Mathematically, the model estimates the log-odds of the outcome as a linear combination of predictors:

log(p / (1 - p)) = β₀ + β₁X₁ + β₂X₂ + ... + βₙXₙ

Here, p is the probability of the positive class, β₀ the intercept, β₁ … βₙ the coefficients, and X₁ … Xₙ the predictor variables. The coefficients are typically estimated using Maximum Likelihood Estimation (MLE), which finds the parameter values that maximize the probability of observing the given data.

Logistic Regression connects naturally to multiple statistical and machine learning concepts. It relies on Expectation Values for interpreting predicted probabilities, Variance to assess uncertainty, and can be extended with regularization methods like Ridge Regression or Lasso Regression to prevent overfitting. It also interacts with metrics such as the confusion matrix, ROC curves, and cross-entropy loss for model evaluation.

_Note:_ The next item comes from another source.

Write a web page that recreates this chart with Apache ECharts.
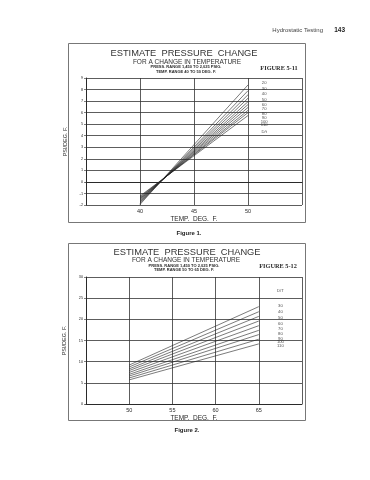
<!DOCTYPE html>
<html>
<head>
<meta charset="utf-8">
<script src="https://cdn.jsdelivr.net/npm/echarts@6/dist/echarts.min.js"></script>
<style>
html,body{margin:0;padding:0;background:#fff;}
#c{width:370px;height:480px;}
</style>
</head>
<body>
<div id="c"></div>
<script>
// ---- Figure 1 (5-11) data ----
const fig1Temps = [40, 50];
const fig1Start = [-1.95, -1.85, -1.75, -1.68, -1.6, -1.52, -1.45, -1.38, -1.3, -1.22];
const fig1End   = [8.4, 7.9, 7.55, 7.25, 6.95, 6.7, 6.45, 6.2, 6.0, 5.75];
const fig1Labels = ['20', '30', '40', '50', '60', '70', '80', '90', '100', '110'];
const fig1LabelY = [8.55, 8.1, 7.6, 7.15, 6.7, 6.3, 5.9, 5.55, 5.2, 4.9];
const fig1XTicks = [40, 45, 50];
const fig1YTicks = [-2, -1, 0, 1, 2, 3, 4, 5, 6, 7, 8, 9];

// ---- Figure 2 (5-12) data ----
const fig2Temps = [50, 65];
const fig2Start = [9.2, 8.75, 8.3, 7.9, 7.45, 7.0, 6.6, 6.15, 5.7];
const fig2End   = [23.0, 21.8, 20.7, 19.6, 18.5, 17.4, 16.4, 15.3, 14.2];
const fig2Labels = ['30', '40', '50', '60', '70', '80', '90', '100', '110'];
const fig2LabelY = [23.2, 21.7, 20.3, 18.9, 17.8, 16.5, 15.4, 14.6, 13.7];
const fig2XTicks = [50, 55, 60, 65];
const fig2YTicks = [0, 5, 10, 15, 20, 25, 30];

const chart = echarts.init(document.getElementById('c'), null, {renderer: 'canvas'});
const ink = '#2a2a2a';
const font = 'Liberation Sans, Arial, sans-serif';

function xAxis(gi, min, max, ticks) {
  return {
    type: 'value', gridIndex: gi, min: min, max: max, interval: 5,
    name: 'TEMP.  DEG.  F.', nameLocation: 'middle', nameGap: 11,
    nameTextStyle: {fontSize: 6.5, color: ink, fontFamily: font},
    axisLine: {show: true, lineStyle: {color: ink, width: 1}},
    axisTick: {show: false},
    axisLabel: {fontSize: 5.5, color: ink, margin: 3, fontFamily: font,
      formatter: v => ticks.indexOf(v) >= 0 ? String(v) : ''},
    splitLine: {show: true, lineStyle: {color: '#333', width: 0.8}}
  };
}
function yAxis(gi, min, max, interval, ticks) {
  return {
    type: 'value', gridIndex: gi, min: min, max: max, interval: interval,
    name: 'PSI/DEG. F.', nameLocation: 'middle', nameGap: 10, nameRotate: 90,
    nameTextStyle: {fontSize: 5.5, color: ink, fontFamily: font},
    axisLine: {show: true, lineStyle: {color: ink, width: 1}},
    axisTick: {show: true, length: 2, lineStyle: {color: ink, width: 0.6}},
    axisLabel: {fontSize: 3.8, color: ink, margin: 3, fontFamily: font,
      formatter: v => ticks.indexOf(v) >= 0 ? String(v) : ''},
    splitLine: {show: true, lineStyle: {color: '#333', width: 0.8}}
  };
}

const series = [];
fig1Start.forEach((s, i) => {
  series.push({type: 'line', xAxisIndex: 0, yAxisIndex: 0, showSymbol: false, silent: true,
    lineStyle: {color: '#222', width: 0.6},
    data: [[fig1Temps[0], s], [fig1Temps[1], fig1End[i]]]});
});
fig2Start.forEach((s, i) => {
  series.push({type: 'line', xAxisIndex: 1, yAxisIndex: 1, showSymbol: false, silent: true,
    lineStyle: {color: '#222', width: 0.6},
    data: [[fig2Temps[0], s], [fig2Temps[1], fig2End[i]]]});
});
series.push({type: 'scatter', xAxisIndex: 0, yAxisIndex: 0, symbolSize: 0, silent: true,
  label: {show: true, position: 'inside', formatter: p => p.name, fontSize: 4.2, color: '#222', fontFamily: font},
  data: fig1Labels.map((t, i) => ({name: t, value: [51.5, fig1LabelY[i]]})).concat([{name: 'D/t', value: [51.5, 4.3]}])});
series.push({type: 'scatter', xAxisIndex: 1, yAxisIndex: 1, symbolSize: 0, silent: true,
  label: {show: true, position: 'inside', formatter: p => p.name, fontSize: 4.2, color: '#222', fontFamily: font},
  data: fig2Labels.map((t, i) => ({name: t, value: [67.5, fig2LabelY[i]]})).concat([{name: 'D/T', value: [67.5, 26.7]}])});

function txt(x, y, s, size, opts) {
  return {type: 'text', x: x, y: y, style: Object.assign({text: s, fontSize: size,
    fill: ink, fontFamily: font, textAlign: 'center', textVerticalAlign: 'middle'}, opts || {})};
}

const graphic = [
  {type: 'rect', shape: {x: 68.5, y: 43.5, width: 237, height: 179}, style: {fill: 'none', stroke: '#777', lineWidth: 1}},
  {type: 'rect', shape: {x: 68.5, y: 243.5, width: 237, height: 177}, style: {fill: 'none', stroke: '#777', lineWidth: 1}},
  txt(323, 30, 'Hydrostatic Testing', 6, {textAlign: 'right', fill: '#444'}),
  txt(345, 30, '143', 6.5, {textAlign: 'right', fontWeight: 'bold', fill: '#222'}),
  // figure 1 titles
  txt(184, 53, 'ESTIMATE  PRESSURE  CHANGE', 9.3, {fill: '#333'}),
  txt(187, 62, 'FOR A CHANGE IN TEMPERATURE', 6.5, {fill: '#333'}),
  txt(186, 67, 'PRESS. RANGE 1,450 TO 2,025 PSIG.', 4, {fontWeight: 'bold'}),
  txt(186, 71.5, 'TEMP. RANGE 40 TO 50 DEG. F.', 4, {fontWeight: 'bold'}),
  txt(279, 68, 'FIGURE 5-11', 6.3, {fontWeight: 'bold', fontFamily: 'Liberation Serif, serif'}),
  txt(189, 233, 'Figure 1.', 6, {fontWeight: 'bold', fill: '#222'}),
  // figure 2 titles
  txt(187, 252, 'ESTIMATE  PRESSURE  CHANGE', 9.3, {fill: '#333'}),
  txt(186, 260, 'FOR A CHANGE IN TEMPERATURE', 6.5, {fill: '#333'}),
  txt(184, 265.5, 'PRESS. RANGE 1,450 TO 2,025 PSIG.', 4, {fontWeight: 'bold'}),
  txt(184, 270, 'TEMP. RANGE 50 TO 65 DEG. F.', 4, {fontWeight: 'bold'}),
  txt(278, 266, 'FIGURE 5-12', 6.3, {fontWeight: 'bold', fontFamily: 'Liberation Serif, serif'}),
  txt(187, 430, 'Figure 2.', 6, {fontWeight: 'bold', fill: '#222'})
];

chart.setOption({
  animation: false,
  backgroundColor: '#fff',
  grid: [
    {left: 86, top: 78, width: 216, height: 127, show: false},
    {left: 86, top: 277, width: 216, height: 127, show: false}
  ],
  xAxis: [xAxis(0, 35, 55, fig1XTicks), xAxis(1, 45, 70, fig2XTicks)],
  yAxis: [yAxis(0, -2, 9, 1, fig1YTicks), yAxis(1, 0, 30, 5, fig2YTicks)],
  series: series,
  graphic: graphic
});
</script>
</body>
</html>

Example conceptual workflow for Logistic Regression:

collect dataset with predictor variables and binary outcome
explore and preprocess data, including encoding categorical features
fit logistic regression model using Maximum Likelihood Estimation
evaluate predicted probabilities and classification accuracy
apply regularization if necessary to prevent overfitting
use model to predict probabilities and classify new observations

Intuitively, Logistic Regression is like a probabilistic switch: it translates a weighted sum of inputs into a likelihood, gently curving predictions between 0 and 1, rather than extending endlessly like a straight line. It transforms linear relationships into interpretable probability forecasts, providing a bridge between numerical predictors and real-world categorical decisions.